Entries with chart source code
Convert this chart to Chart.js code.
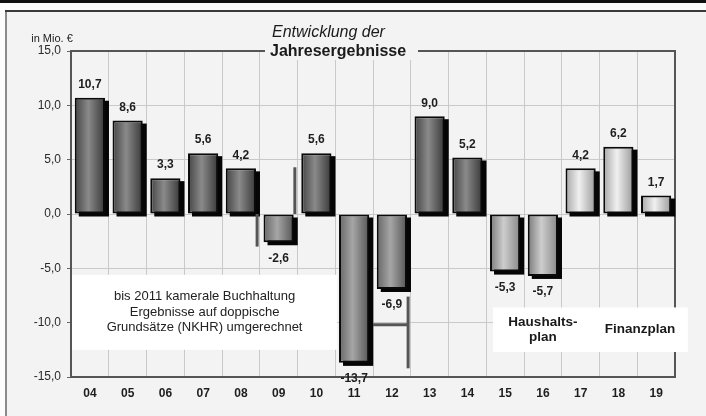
<!DOCTYPE html>
<html>
<head>
<meta charset="utf-8">
<script src="https://cdn.jsdelivr.net/npm/chart.js@4.4.1/dist/chart.umd.min.js"></script>
<style>
  html, body { margin: 0; padding: 0; width: 706px; height: 416px; overflow: hidden; background: #fcfcfc; }
  #panel { position: absolute; left: 5px; top: 10px; width: 701px; height: 406px; background: #f3f3f3;
           border-left: 2px solid #8a8a8a; box-sizing: border-box; }
  #topbar { position: absolute; left: 0; top: 0; width: 706px; height: 3px; background: #111; }
  #rule { position: absolute; left: 5px; top: 10px; width: 701px; height: 2px; background: #3a3a3a; }
  #wrap { position: absolute; left: 0; top: 0; width: 706px; height: 416px; }
</style>
</head>
<body>
<div id="panel"></div>
<div id="topbar"></div>
<div id="rule"></div>
<div id="wrap"><canvas id="chart" width="706" height="416"></canvas></div>
<script>
// Jahresergebnisse in Mio. € (Jahre 2004-2019)
const years = ['04', '05', '06', '07', '08', '09', '10', '11', '12', '13', '14', '15', '16', '17', '18', '19'];
const results = [10.7, 8.6, 3.3, 5.6, 4.2, -2.6, 5.6, -13.7, -6.9, 9.0, 5.2, -5.3, -5.7, 4.2, 6.2, 1.7];
// Planungsstufe je Jahr: Ergebnis, Haushaltsplan, Finanzplan
const stage = ['ist', 'ist', 'ist', 'ist', 'ist', 'ist', 'ist', 'ist', 'ist', 'ist', 'ist',
               'haushalt', 'haushalt', 'finanz', 'finanz', 'finanz'];
const yMin = -15, yMax = 15, yStep = 5;

const FONT = "'Liberation Sans', Arial, sans-serif";
const BAR_PCT = 0.8;
const SHADOW_DX = 4, SHADOW_DY = 3;
const fmt = v => v.toFixed(1).replace('.', ',');

// Grauverlauf je Planungsstufe (Rand, Mitte, Rand)
const tones = {
  istPos:   ['#444444', '#8a8a8a', '#383838'],
  istNeg:   ['#666666', '#a6a6a6', '#555555'],
  haushalt: ['#7a7a7a', '#cdcdcd', '#888888'],
  finanz:   ['#a6a6a6', '#f0f0f0', '#9a9a9a']
};
function toneFor(i) {
  if (stage[i] === 'ist') return results[i] < 0 ? tones.istNeg : tones.istPos;
  return tones[stage[i]];
}
function barFill(ctx) {
  const chart = ctx.chart, xs = chart.scales.x;
  if (ctx.dataIndex === undefined || !xs || !chart.chartArea) return '#888';
  const i = ctx.dataIndex;
  const cx = xs.getPixelForValue(i);
  const half = xs.width / years.length * BAR_PCT / 2;
  const g = chart.ctx.createLinearGradient(cx - half, 0, cx + half, 0);
  const t = toneFor(i);
  g.addColorStop(0, t[0]);
  g.addColorStop(0.45, t[1]);
  g.addColorStop(1, t[2]);
  return g;
}

// Kleine Trennstriche im Diagramm (in Achsenwerten)
const dividerLines = [
  { x0: 4.43, x1: 4.43, y0: 0, y1: -3.0 },
  { x0: 5.43, x1: 5.43, y0: 4.3, y1: 0 },
  { x0: 8.43, x1: 8.43, y0: -7.6, y1: -14.2 },
  { x0: 7.5, x1: 8.43, y0: -10.2, y1: -10.2 }
];

// Rahmen oben/rechts, Titel und Hinweiskästen
const framePlugin = {
  id: 'frame',
  beforeDatasetsDraw(chart) {
    const { ctx, chartArea: a, scales: { x, y } } = chart;
    ctx.save();
    ctx.strokeStyle = '#555';
    ctx.lineWidth = 2;
    ctx.beginPath();
    ctx.moveTo(a.left, a.top);
    ctx.lineTo(a.right, a.top);
    ctx.lineTo(a.right, a.bottom);
    ctx.stroke();

    // Titel
    ctx.fillStyle = '#f3f3f3';
    ctx.fillRect(265, 44, 153, 16);
    ctx.fillStyle = '#1a1a1a';
    ctx.textBaseline = 'middle';
    ctx.textAlign = 'left';
    ctx.font = 'italic 16px ' + FONT;
    ctx.fillText('Entwicklung der', 272, 33);
    ctx.font = 'bold 16px ' + FONT;
    ctx.fillText('Jahresergebnisse', 270, 52);

    // Einheit
    ctx.font = '11px ' + FONT;
    ctx.textAlign = 'center';
    ctx.fillStyle = '#222';
    ctx.fillText('in Mio. €', 52, 39);

    // Hinweis kamerale Buchhaltung
    const b1x0 = x.getPixelForValue(-0.5) + 1, b1x1 = x.getPixelForValue(6.55);
    const b1y0 = y.getPixelForValue(-5.6), b1y1 = y.getPixelForValue(-12.5);
    ctx.fillStyle = '#ffffff';
    ctx.fillRect(b1x0, b1y0, b1x1 - b1x0, b1y1 - b1y0);
    ctx.fillStyle = '#222';
    ctx.font = '13px ' + FONT;
    const cx1 = (b1x0 + b1x1) / 2;
    const midY1 = (b1y0 + b1y1) / 2;
    ctx.fillText('bis 2011 kamerale Buchhaltung', cx1, midY1 - 15.5);
    ctx.fillText('Ergebnisse auf doppische', cx1, midY1);
    ctx.fillText('Grundsätze (NKHR) umgerechnet', cx1, midY1 + 15.5);

    // Haushaltsplan / Finanzplan
    const b2x0 = x.getPixelForValue(10.68), b2x1 = x.getPixelForValue(15.84);
    const b2y0 = y.getPixelForValue(-8.6), b2y1 = y.getPixelForValue(-12.7);
    ctx.fillStyle = '#ffffff';
    ctx.fillRect(b2x0, b2y0, b2x1 - b2x0, b2y1 - b2y0);
    ctx.fillStyle = '#1a1a1a';
    ctx.font = 'bold 13.5px ' + FONT;
    const hx = x.getPixelForValue(12.0);
    const fx = x.getPixelForValue(14.57);
    const midY2 = (b2y0 + b2y1) / 2;
    ctx.fillText('Haushalts-', hx, midY2 - 7.5);
    ctx.fillText('plan', hx, midY2 + 7.5);
    ctx.fillText('Finanzplan', fx, midY2);
    ctx.restore();
  }
};

// Schlagschatten der Balken (rechts unten versetzt)
const shadowPlugin = {
  id: 'barShadow',
  beforeDatasetDraw(chart, args) {
    const c = chart.ctx;
    const meta = chart.getDatasetMeta(args.index);
    c.save();
    c.fillStyle = '#050505';
    meta.data.forEach(el => {
      const left = el.x - el.width / 2;
      const top = Math.min(el.y, el.base);
      const h = Math.abs(el.y - el.base);
      c.fillRect(left + SHADOW_DX, top + SHADOW_DY, el.width, h);
    });
    c.restore();
  }
};

// Wertbeschriftungen und Trennstriche
const labelPlugin = {
  id: 'valueLabels',
  afterDatasetsDraw(chart) {
    const { ctx, scales: { x, y } } = chart;
    ctx.save();
    ctx.strokeStyle = '#555';
    ctx.lineWidth = 3;
    dividerLines.forEach(d => {
      ctx.beginPath();
      ctx.moveTo(x.getPixelForValue(d.x0), y.getPixelForValue(d.y0));
      ctx.lineTo(x.getPixelForValue(d.x1), y.getPixelForValue(d.y1));
      ctx.stroke();
    });

    ctx.font = 'bold 12px ' + FONT;
    ctx.fillStyle = '#1e1e1e';
    ctx.textAlign = 'center';
    ctx.textBaseline = 'middle';
    const meta = chart.getDatasetMeta(0);
    meta.data.forEach((el, i) => {
      const v = results[i];
      const ty = v >= 0 ? el.y - 13 : el.y + 16;
      ctx.fillText(fmt(v), el.x, ty);
    });
    ctx.restore();
  }
};

new Chart(document.getElementById('chart'), {
  type: 'bar',
  data: {
    labels: years,
    datasets: [{
      data: results,
      backgroundColor: barFill,
      borderColor: '#0a0a0a',
      borderWidth: 2,
      borderSkipped: false,
      barPercentage: BAR_PCT,
      categoryPercentage: 1
    }]
  },
  options: {
    responsive: false,
    animation: false,
    devicePixelRatio: 1,
    layout: { padding: { left: 0, top: 51, right: 31, bottom: 0 } },
    plugins: { legend: { display: false }, tooltip: { enabled: false }, title: { display: false } },
    scales: {
      x: {
        grid: { color: '#c9c9c9', lineWidth: 1, offset: true, drawTicks: false, tickLength: 0 },
        border: { color: '#555', width: 2 },
        ticks: { font: { family: FONT, size: 12, weight: 'bold' }, color: '#1e1e1e', padding: 9,
                 autoSkip: false, maxRotation: 0 },
        afterFit(s) { s.height = 39; }
      },
      y: {
        min: yMin, max: yMax,
        ticks: { stepSize: yStep, callback: v => fmt(v), font: { family: FONT, size: 12 },
                 color: '#2a2a2a', padding: 6 },
        grid: { color: '#c9c9c9', lineWidth: 1, tickLength: 4, tickColor: '#666' },
        border: { color: '#555', width: 2 },
        afterFit(s) { s.width = 71; }
      }
    }
  },
  plugins: [framePlugin, shadowPlugin, labelPlugin]
});
</script>
</body>
</html>
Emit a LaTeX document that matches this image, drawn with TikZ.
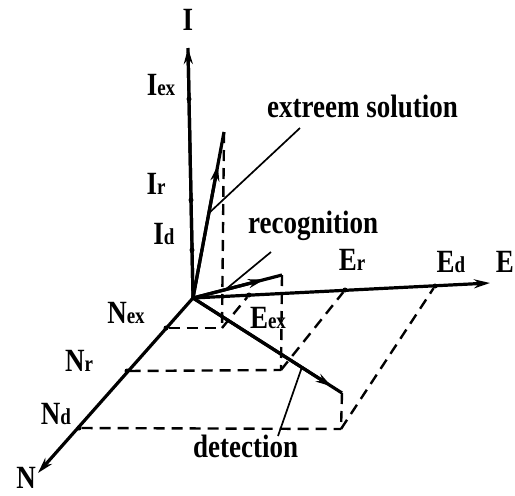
\documentclass[tikz,border=0pt]{standalone}
\usepackage{fontspec}
\setmainfont{Liberation Serif}
\usetikzlibrary{arrows.meta,calc}
\newcommand\tl[1]{\scalebox{1}[1.2]{#1}}
\newcommand\sbs[1]{{\fontsize{19}{19}\selectfont #1}}
\begin{document}
\begin{tikzpicture}[x=1pt,y=-1pt,
  lab/.style={font=\fontsize{27}{27}\selectfont\bfseries, inner sep=0pt},
  axis/.style={line width=3.2pt},
  vec/.style={line width=3.2pt},
  lead/.style={line width=1.7pt},
  dsh/.style={line width=2.4pt, dash pattern=on 11pt off 7pt},
  tip/.style={-{Stealth[length=16pt,width=9pt]}},
  tick/.style={circle, fill, inner sep=0pt, minimum size=5pt}]
\useasboundingbox (0,0) rectangle (515,496);
% axes
\coordinate (O) at (193,298);
\coordinate (Itop) at (188,48);
\coordinate (Eend) at (490,283);
\coordinate (Nend) at (38,473);
\draw[axis] (O) -- (Itop);
\draw[axis,tip] (O) -- (Itop);
\draw[axis,tip] (O) -- (Eend);
\draw[axis,tip] (O) -- (Nend);
% ticks on axes
\node[tick] (tIex) at (189,99) {};
\node[tick] (tIr) at (191,200) {};
\node[tick] (tId) at (192,250) {};
\node[tick] (tNex) at (166,328) {};
\node[tick] (tNr) at (127,371) {};
\node[tick] (tNd) at (79,428) {};
\node[tick] (tEex) at (249,295) {};
\node[tick] (tEr) at (345,290) {};
\node[tick] (tEd) at (435,286) {};
% vectors
\coordinate (T1) at (224,132);
\coordinate (T2) at (282,275);
\coordinate (T3) at (342,393);
\draw[vec] (O) -- (T1);
\draw[vec,tip] (O) -- ($(O)!0.8!(T1)$);
\draw[vec] (O) -- (T2);
\draw[vec,tip] (O) -- ($(O)!0.8!(T2)$);
\draw[vec] (O) -- (T3);
\draw[vec,tip] (O) -- ($(O)!0.93!(T3)$);
% feet
\coordinate (F1) at (222,328);
\coordinate (F2) at (281,370);
\coordinate (F3) at (341,429);
\draw[dsh] (T1) -- (F1);
\draw[dsh] (tNex) -- (F1);
\draw[dsh] (F1) -- (tEex);
\draw[dsh] (T2) -- (F2);
\draw[dsh] (tNr) -- (F2);
\draw[dsh] (F2) -- (tEr);
\draw[dsh] (T3) -- (F3);
\draw[dsh] (tNd) -- (F3);
\draw[dsh] (F3) -- (tEd);
% leader lines
\coordinate (L1a) at (300,128);
\coordinate (L1b) at (209,213);
\coordinate (L2a) at (271,252);
\coordinate (L2b) at (225,290);
\coordinate (L3a) at (302,367);
\coordinate (L3b) at (278,436);
\draw[lead] (L1a) -- (L1b);
\draw[lead] (L2a) -- (L2b);
\draw[lead] (L3a) -- (L3b);
% labels
\node[lab] (lI) at (188,20) {\tl{I}};
\node[lab] (lIex) at (161,85) {\tl{I\sbs{ex}}};
\node[lab] (lIr) at (156,184) {\tl{I\sbs{r}}};
\node[lab] (lId) at (164,234) {\tl{I\sbs{d}}};
\node[lab] (lN) at (26,478) {\tl{N}};
\node[lab] (lNex) at (126,313) {\tl{N\sbs{ex}}};
\node[lab] (lNr) at (79,361) {\tl{N\sbs{r}}};
\node[lab] (lNd) at (56,414) {\tl{N\sbs{d}}};
\node[lab] (lE) at (505,262) {\tl{E}};
\node[lab] (lEr) at (352,260) {\tl{E\sbs{r}}};
\node[lab] (lEd) at (451,262) {\tl{E\sbs{d}}};
\node[lab] (lEex) at (268,318) {\tl{E\sbs{ex}}};
\node[lab, anchor=base west] (lext) at (267,117) {\tl{extreem solution}};
\node[lab, anchor=base west] (lrec) at (248,233) {\tl{recognition}};
\node[lab, anchor=base west] (ldet) at (193,457) {\tl{detection}};
\end{tikzpicture}
\end{document}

STATED PROBLEM → Set down the records above word for word, from the first line through the line containing "const fmt = v", both included; leave out the pictures.

ANSWER TO THIS EXERCISE →
Convert this chart to Chart.js code.
<!DOCTYPE html>
<html>
<head>
<meta charset="utf-8">
<script src="https://cdn.jsdelivr.net/npm/chart.js@4.4.1/dist/chart.umd.min.js"></script>
<style>
  html, body { margin: 0; padding: 0; width: 706px; height: 416px; overflow: hidden; background: #fcfcfc; }
  #panel { position: absolute; left: 5px; top: 10px; width: 701px; height: 406px; background: #f3f3f3;
           border-left: 2px solid #8a8a8a; box-sizing: border-box; }
  #topbar { position: absolute; left: 0; top: 0; width: 706px; height: 3px; background: #111; }
  #rule { position: absolute; left: 5px; top: 10px; width: 701px; height: 2px; background: #3a3a3a; }
  #wrap { position: absolute; left: 0; top: 0; width: 706px; height: 416px; }
</style>
</head>
<body>
<div id="panel"></div>
<div id="topbar"></div>
<div id="rule"></div>
<div id="wrap"><canvas id="chart" width="706" height="416"></canvas></div>
<script>
// Jahresergebnisse in Mio. € (Jahre 2004-2019)
const years = ['04', '05', '06', '07', '08', '09', '10', '11', '12', '13', '14', '15', '16', '17', '18', '19'];
const results = [10.7, 8.6, 3.3, 5.6, 4.2, -2.6, 5.6, -13.7, -6.9, 9.0, 5.2, -5.3, -5.7, 4.2, 6.2, 1.7];
// Planungsstufe je Jahr: Ergebnis, Haushaltsplan, Finanzplan
const stage = ['ist', 'ist', 'ist', 'ist', 'ist', 'ist', 'ist', 'ist', 'ist', 'ist', 'ist',
               'haushalt', 'haushalt', 'finanz', 'finanz', 'finanz'];
const yMin = -15, yMax = 15, yStep = 5;

const FONT = "'Liberation Sans', Arial, sans-serif";
const BAR_PCT = 0.8;
const SHADOW_DX = 4, SHADOW_DY = 3;
const fmt = v => v.toFixed(1).replace('.', ',');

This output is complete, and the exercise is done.